Tuesday, May 21, 2013

The Official Start of Summer

This weekend is Memorial Day Weekend and it is, according to lore, the “official” start of the New England summer season.  In Vermont, we start celebrating the summer as soon as the last of the snow leaves the shady spots and the daytime temperature climbs above 40 degrees.  Thus, for many of us, “gearing up for another amazing summer arts season” has been in full swing for about a month now.

In virtually every corner of the state, in every nook and cranny throughout the length and breadth of the Green Mountains, along the highways and byways that capture the minds and hearts of both residents and visitors, you can find almost any kind of cultural entertainment you like. But it is the Memorial Day Weekend Open Studio tour and Bennington Mayfest that, for most people, signal the start Vermont’s most vital (in economic terms) tourist season.

Having just celebrated its 20th anniversary in 2012, the Open Studio tour (organized by its founder, Martha Fitch, director of the Vermont Crafts Council) will showcase more than 240 artists and artisans in their studios throughout the state.  It is considered by many to be one of the best reasons to visit Vermont since it allows visitors from near and far to get to know their favorite artists/artisans in person over the years.

Bennington Mayfest, is organized very differently.  Designed as a one-day festival, the setting covers just a few blocks of downtown of Bennington and showcases artists, artisans, and food vendors in stalls and tents, all in a family and pet-friendly environment.  Now in its 28th year, the Mayfest might have the bragging rights where longevity is concerned, but Open Studio tour covers a lot more ground and showcases many more artists.  Each event, however, in its own way successfully showcases the variety and talent of Vermont artists and craftspeople.

And that is just a small taste of a few things that are on tap for the next couple of months.  For a complete guide to what is happening not just in the visual arts but in the performing arts let me simply suggest you keep an eye out for the Times-Argus’s Summer Guide to the Arts which should be dropping as an insert in the May 24th issue.  If ever there was a reason to get excited about the next few months, this is it.  From classical to folk/traditional concerts and festivals, to amateur and professional theater offerings all over the state, the Times-Argus’s guide is one of the few pieces that I keep handy.  A copy on my desk at work, a copy in my car, a copy or two at home—it serves as a constant and handy resource that helps me plan my summer.  Don’t miss it!  In fact, check out a few things that interest you and invite some friends for a visit.  First on my plate? The Burlington Discover Jazz Festival.  But that’s possibly the subject of another whole post…


Wednesday, May 8, 2013

Off to a Great Start!

Spring has blossomed. Pollen has rendered any outdoor activity impossible and so, for now, I am trying to focus mainly on indoor activities.

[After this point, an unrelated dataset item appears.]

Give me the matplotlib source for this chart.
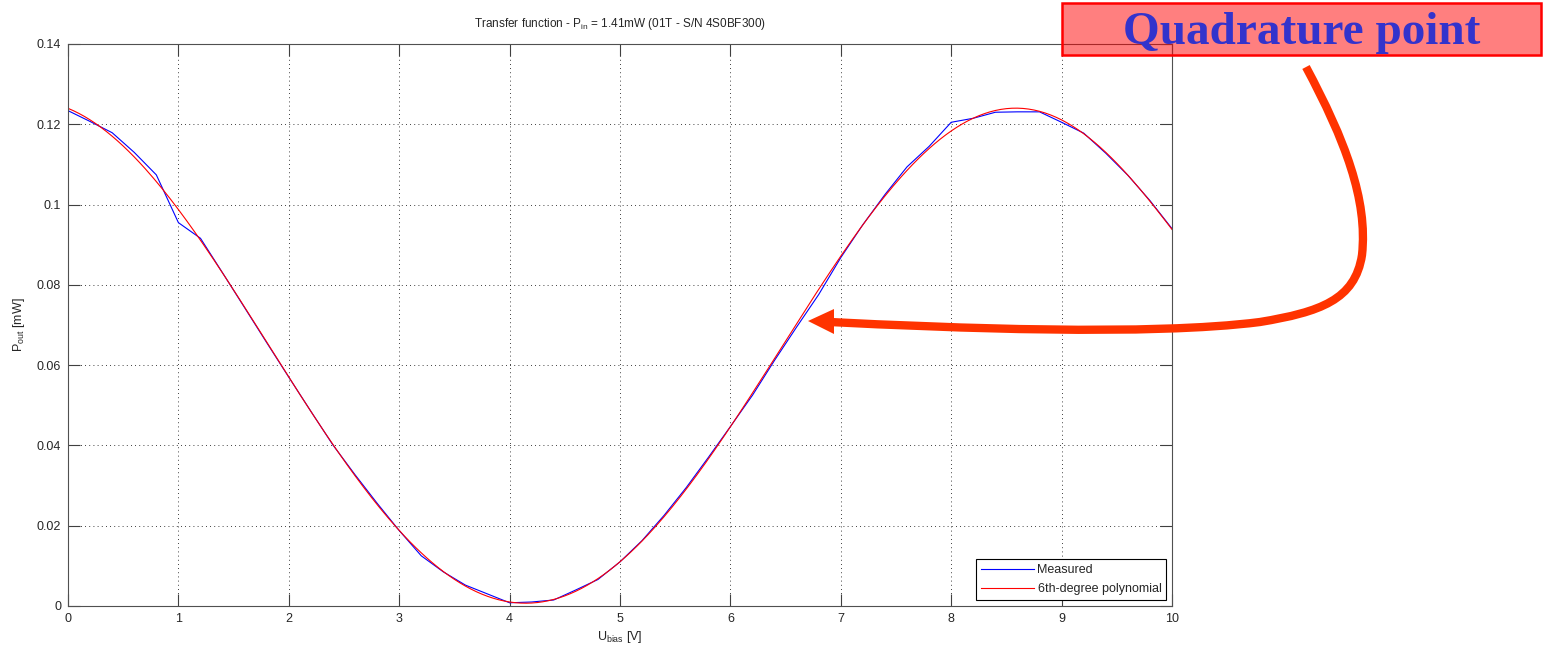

Last Saturday, for example, I attended a really wonderful production of Lost Nation Theater’s Ransom at the Montpelier City Hall Theater.  Even though the pollen count finally caught up with me I was delighted with everything about this Broadway-worthy production.  Despite my intermittent sneezing and snuffling (which I like to think provided added echoes of the Civil War battlefields that formed part of the through-narrative of the work), the 20-or-so performers brought to life the letters of Ransom Towle, a native of West Roxbury, Vt. Serving as an officer in the Army of the Potomac through some of the most difficult years of the Civil War, Towle was wounded, recovered, and eventually lost his life during the Peninsula Campaign.

As good as the leading actors were (something I tend to expect from Lost Nation Theater), perhaps the most exciting thing about the production was the skill and professionalism of the four or five children who played surprisingly important roles.  The play wasn't just about one or two relationships played out against the backdrop of the Civil War.  It was about the destiny of an entire Vermont community--one that in the space of only a few years lost the entire "flower of its youth"--and how war's impact is not just on those who fight, but those who are left behind. The children were beautifully cast, and their skill--first at playing and acting like children, and then later being forced to confront injury, madness, and even death--was as good as any I have seen in any production anywhere. 

In a few months we will note in passing that 150 years ago more than 50,000 young men lost their lives during the three days of the Battle of Gettysburg.  Those kinds of statistics tend to numb us to the reality of what that must have been like--not only for those who lived in or near Gettysburg itself, but those whose families bore the brunt of the outcome.  Ransom did an amazing job of bringing that reality into the present day and forcing us to confront the nature of man and his conflicts.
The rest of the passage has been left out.